Babies Out of Order: Amelia Spence, 29, gave birth in Glasgow, Scotland, in October to two babies, one just minutes before the other, but they were not twins. The apparently super-fertile Spence, though on contraceptive pills, conceived twice in a three-week period with eggs from successive monthly cycles ("superfetation").
In Cary, N.C., a woman gave birth to twins early in the morning of Nov. 4, one at 1:32 a.m. and the other 34 minutes later, at 1:06 a.m. (after Daylight-Saving Time ended).
The prominent Rotterdam Natural History Museum in the Netherlands, which houses over 300,000 species, announced in October that it was missing a particular one that it fears is dying out: crab lice (pubic hair lice). In a June science journal article, researchers had hypothesized that the "Brazilian bikini wax" was in part responsible for the scarcity; said the museum's curator, "Pubic lice can't live without pubic hair."
Doctors at Mackay Base Hospital in Australia saved the life of a 24-year-old Italian tourist in August after he had ingested a large amount of poisonous ethylene glycol (found in antifreeze), perhaps in an attempted suicide. The antidote, pharmaceutical-grade alcohol, was in short supply at the hospital, but doctors improvised by setting up a gastric drip and feeding him vodka at the rate of three standard drinks an hour for three days. He made a full recovery, according to an October report in Melbourne's The Age.

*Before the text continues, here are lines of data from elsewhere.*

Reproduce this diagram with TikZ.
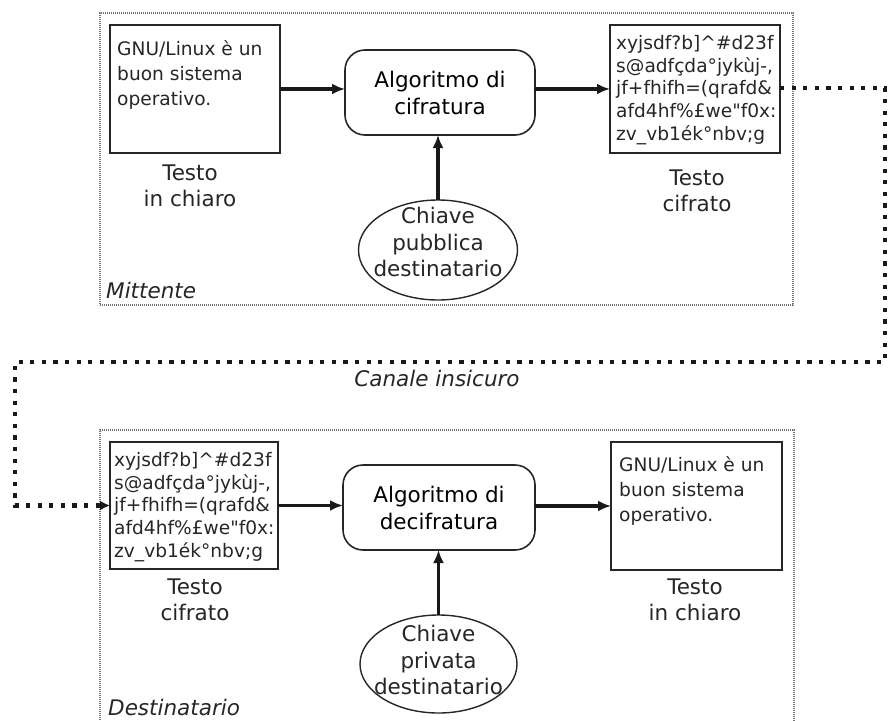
\documentclass[tikz,border=0pt]{standalone}
\usepackage{fontspec}
\setmainfont{DejaVu Sans}[Ligatures=TeXOff]
\usetikzlibrary{arrows.meta,shapes.geometric}
\begin{document}
\begin{tikzpicture}[x=1pt,y=-1pt,
  frame/.style={draw=black!55, line width=1.1pt, dash pattern=on 1.2pt off 0.8pt},
  textbox/.style={draw=black!85, line width=1.8pt, rectangle, outer sep=0pt, inner sep=0pt},
  algbox/.style={draw=black!85, line width=1.6pt, rectangle, rounded corners=20pt, outer sep=0pt, inner sep=0pt, align=center, font=\fontsize{21.5}{27}\selectfont},
  keyshape/.style={draw=black!85, line width=1.4pt, ellipse, outer sep=0pt, inner sep=0pt},
  boxtxt/.style={inner sep=0pt, align=left, anchor=north west, text=black!85, font=\fontsize{18.6}{25}\selectfont},
  ciphertxt/.style={boxtxt, font=\fontsize{18.6}{22.7}\selectfont},
  lbl/.style={inner sep=0pt, align=center, text=black!85, font=\fontsize{21.5}{26.5}\selectfont},
  itl/.style={inner sep=0pt, text=black!85, font=\fontsize{21.5}{26}\selectfont\itshape},
  flow/.style={draw=black!90, line width=3.2pt, -{Latex[length=13pt,width=11pt]}},
  channel/.style={draw=black!90, line width=4.2pt, dash pattern=on 4.2pt off 7.4pt, line cap=butt, -{Latex[length=10pt,width=10pt]}}
]
\useasboundingbox (0,0) rectangle (888,720);

% containers
\node[frame, minimum width=693pt, minimum height=292pt, inner sep=0pt, outer sep=0pt] (mitt) at (446.5,159) {};
\draw[frame] (100,724) |- (794,430) -- (794,724);

% top row
\node[textbox, minimum width=170pt, minimum height=128pt] (b1) at (195,89) {};
\node[boxtxt] (b1t) at (117,40.5) {GNU/Linux è un\\buon sistema\\operativo.};
\node[algbox, minimum width=190pt, minimum height=85pt] (alg1) at (440,92.5) {Algoritmo di\\cifratura};
\node[textbox, minimum width=170pt, minimum height=128pt] (b2) at (695,89) {};
\node[ciphertxt] (b2t) at (616,35) {xyjsdf?b]\^{}\#d23f\\s@adfçda°jykùj-,\\jf+fhifh=(qrafd\&\\afd4hf\%£we"f0x:\\zv\_vb1ék°nbv;g};
\node[keyshape, minimum width=159pt, minimum height=100pt] (k1) at (438,250) {};
\node[lbl] (k1t) at (438,242) {Chiave\\pubblica\\destinatario};
\node[lbl] (l1) at (190,186) {Testo\\in chiaro};
\node[lbl] (l2) at (697,191) {Testo\\cifrato};
\node[itl, anchor=west] (mittl) at (106,290) {Mittente};

\draw[flow] (b1.east) -- (b1.east -| alg1.west);
\draw[flow] (alg1.east |- b2.west) -- (b2.west);
\draw[flow] (k1.north) -- (k1.north |- alg1.south);

% bottom row
\node[textbox, minimum width=168pt, minimum height=127pt] (b3) at (194,505.5) {};
\node[ciphertxt] (b3t) at (114,452) {xyjsdf?b]\^{}\#d23f\\s@adfçda°jykùj-,\\jf+fhifh=(qrafd\&\\afd4hf\%£we"f0x:\\zv\_vb1ék°nbv;g};
\node[algbox, minimum width=192pt, minimum height=85pt] (alg2) at (439,507.5) {Algoritmo di\\decifratura};
\node[textbox, minimum width=171pt, minimum height=128pt] (b4) at (696.5,506) {};
\node[boxtxt] (b4t) at (619,456) {GNU/Linux è un\\buon sistema\\operativo.};
\node[keyshape, minimum width=157pt, minimum height=98pt] (k2) at (438.5,664) {};
\node[lbl] (k2t) at (438.5,660) {Chiave\\privata\\destinatario};
\node[lbl] (l3) at (195,600) {Testo\\cifrato};
\node[lbl] (l4) at (695,600) {Testo\\in chiaro};
\node[itl, anchor=west] (destl) at (108,707) {Destinatario};

\draw[flow] (b3.east) -- (b3.east -| alg2.west);
\draw[flow] (alg2.east |- b4.west) -- (b4.west);
\draw[flow] (k2.north) -- (k2.north |- alg2.south);

% insecure channel
\coordinate (c1) at (885,88);
\coordinate (c2) at (885,362);
\coordinate (c3) at (15,362);
\coordinate (c4) at (15,505.5);
\node[itl] (canale) at (437,378) {Canale insicuro};
\draw[channel] (b2.east |- c1) -- (c1) -- (c2) -- (c3) -- (c4) -- (b3.west);
\end{tikzpicture}
\end{document}
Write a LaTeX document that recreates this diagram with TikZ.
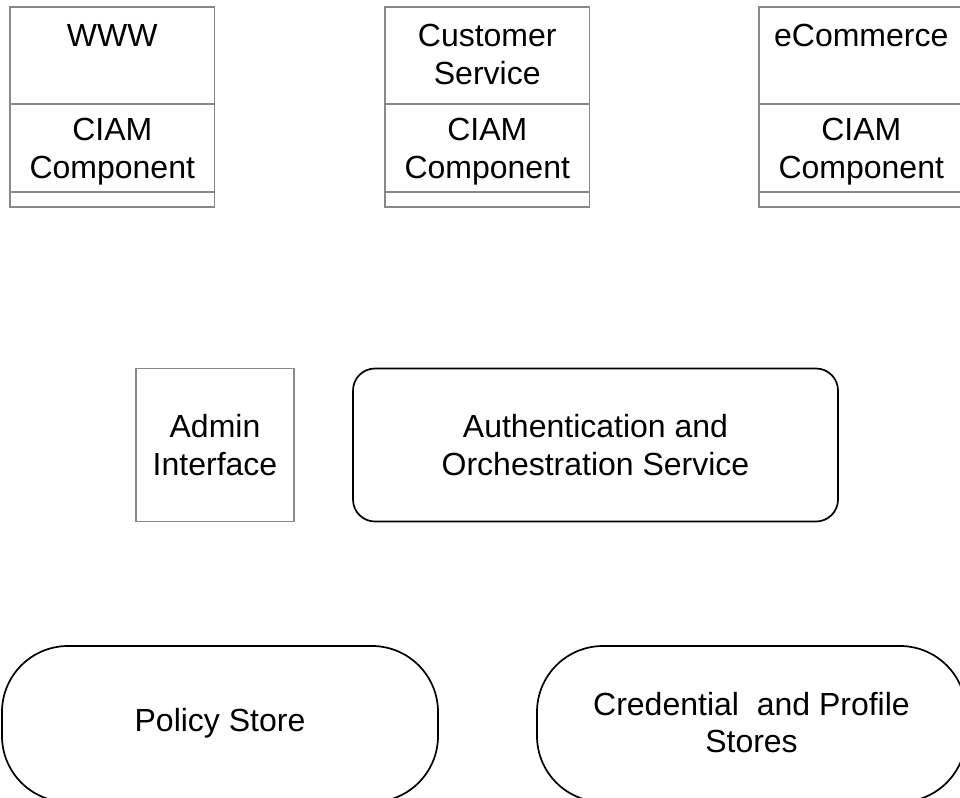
\documentclass[tikz,border=0pt]{standalone}
\usepackage{fontspec}
\setmainfont{Liberation Sans}
\usetikzlibrary{calc}
\definecolor{boxgray}{RGB}{136,136,136}
\begin{document}
\begin{tikzpicture}[x=1pt,y=-1pt,
  every node/.style={font=\fontsize{32}{37.5}\selectfont, align=center, inner sep=0pt, outer sep=0pt},
  classbox/.style={draw=boxgray, line width=1.5pt, minimum width=204.5pt, minimum height=200pt, anchor=north west},
  grayline/.style={draw=boxgray, line width=1.5pt},
  graybox/.style={draw=boxgray, line width=1.5pt},
  roundbox/.style={draw=black, line width=1.7pt, rounded corners=22pt},
  pill/.style={draw=black, line width=1.7pt, rounded corners=66pt}
]
\useasboundingbox (0,0) rectangle (960,797);

% top class boxes
\node[classbox] (www) at (10,7) {};
\node[classbox] (cs) at (385,7) {};
\node[classbox] (ec) at (759,7) {};

\foreach \b in {www,cs,ec}{
  \draw[grayline] ($(\b.north west)+(0,97)$) -- ($(\b.north east)+(0,97)$);
  \draw[grayline] ($(\b.north west)+(0,185)$) -- ($(\b.north east)+(0,185)$);
}

\node[anchor=north] (wwwT) at ($(www.north)+(0,17)$) {WWW};
\node[anchor=north] (csT) at ($(cs.north)+(0,17.5)$) {Customer\\Service};
\node[anchor=north] (ecT) at ($(ec.north)+(0,17)$) {eCommerce};

\node (wwwC) at ($(www.north)+(0,144.5)$) {CIAM\\Component};
\node (csC) at ($(cs.north)+(0,144.5)$) {CIAM\\Component};
\node (ecC) at ($(ec.north)+(0,144.5)$) {CIAM\\Component};

% middle row
\node[graybox, minimum width=158pt, minimum height=153pt] (admin) at (215,445) {Admin\\Interface};
\node[roundbox, minimum width=485pt, minimum height=153pt] (auth) at (595.5,445) {Authentication and\\Orchestration Service};

% bottom row
\node[pill, minimum width=436pt, minimum height=156pt] (policy) at (220,724) {};
\node (policyT) at (220,723.5) {Policy Store};
\node[pill, minimum width=429pt, minimum height=156pt] (cred) at (751.5,724) {};
\node (credT) at (751.5,722.5) {Credential\ \ and Profile\\Stores};
\end{tikzpicture}
\end{document}
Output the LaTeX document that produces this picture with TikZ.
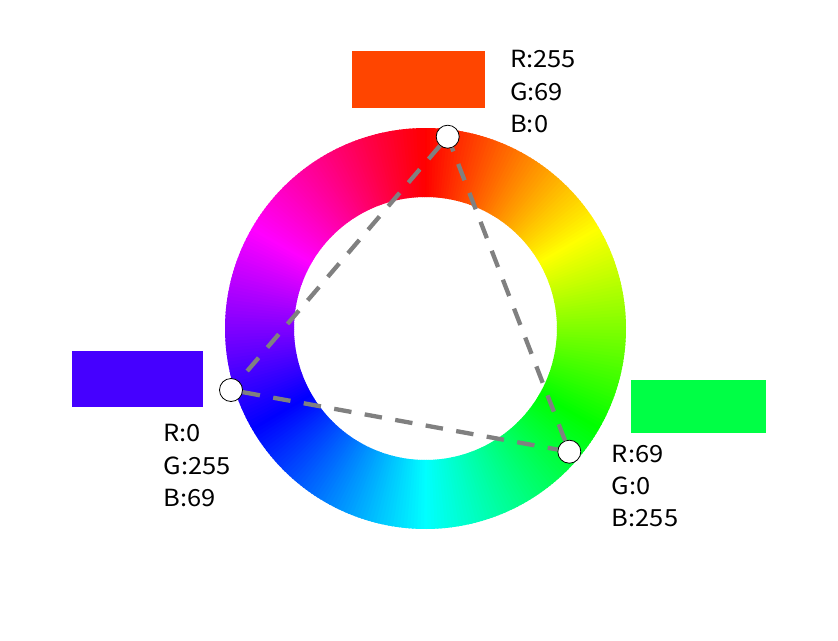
\documentclass[tikz,border=0pt]{standalone}
\usepackage{fontspec}
\setmainfont{Noto Sans CJK JP}[FakeStretch=1.08]
\begin{document}
\begin{tikzpicture}[x=1pt,y=-1pt,
  lbl/.style={anchor=base west,inner sep=0pt,font=\fontsize{23.6}{32}\selectfont,text=black},
  pt/.style={circle,draw=black,line width=0.8pt,fill=white,minimum size=23pt,inner sep=0pt},
  conn/.style={draw=gray,line width=4.3pt,dash pattern=on 17.5pt off 13.5pt}]
\useasboundingbox (0,0) rectangle (838,640);
\fill[white] (0,0) rectangle (838,640);
% hue ring
\begin{scope}[shift={(425.5,328.5)}]
\foreach \h in {0,...,359}{
  \definecolor{hc}{Hsb}{\h,1,1}
  \pgfmathsetmacro{\a}{\h-90.6}
  \pgfmathsetmacro{\b}{\h-89.2}
  \fill[hc] (\a:200.5) arc[start angle=\a,end angle=\b,radius=200.5] -- (\b:131.5) arc[start angle=\b,end angle=\a,radius=131.5] -- cycle;
}
\end{scope}
% swatches
\definecolor{sw1}{RGB}{255,69,0}
\definecolor{sw2}{RGB}{69,0,255}
\definecolor{sw3}{RGB}{0,255,69}
\fill[sw1] (352,51) rectangle (485,107.5);
\fill[sw2] (72,350.7) rectangle (202.7,406.7);
\fill[sw3] (631,380) rectangle (766,433.3);
% points
\node[pt] (p1) at (447.7,136.7) {};
\node[pt] (p2) at (231,390) {};
\node[pt] (p3) at (569.3,451.7) {};
\draw[conn] (p1) -- (p2);
\draw[conn] (p2) -- (p3);
\draw[conn] (p3) -- (p1);
% labels
\node[lbl] (t1) at (510,67.3) {R:255};
\node[lbl] (t2) at (510,100) {G:69};
\node[lbl] (t3) at (510,132.3) {B:0};
\node[lbl] (l1) at (163.3,441.7) {R:0};
\node[lbl] (l2) at (163.3,474.3) {G:255};
\node[lbl] (l3) at (163.3,506.7) {B:69};
\node[lbl] (r1) at (611.7,462.3) {R:69};
\node[lbl] (r2) at (611.7,494) {G:0};
\node[lbl] (r3) at (611.7,526.7) {B:255};
\end{tikzpicture}
\end{document}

University of Maastricht (Netherlands) researcher David Levy told the Web site LiveScience.com in October that he believes robots will be so highly developed by the middle of this century that a few people will even begin to marry them: "Once you have a story like, 'I had sex with a robot, and it was great!' appear someplace like Cosmo(politan) magazine, I'd expect many people to jump on the bandwagon." (Georgia Tech researcher Ronald Arkin added that perhaps robotic children could be used to satisfy pedophiles enough to keep them away from human children.)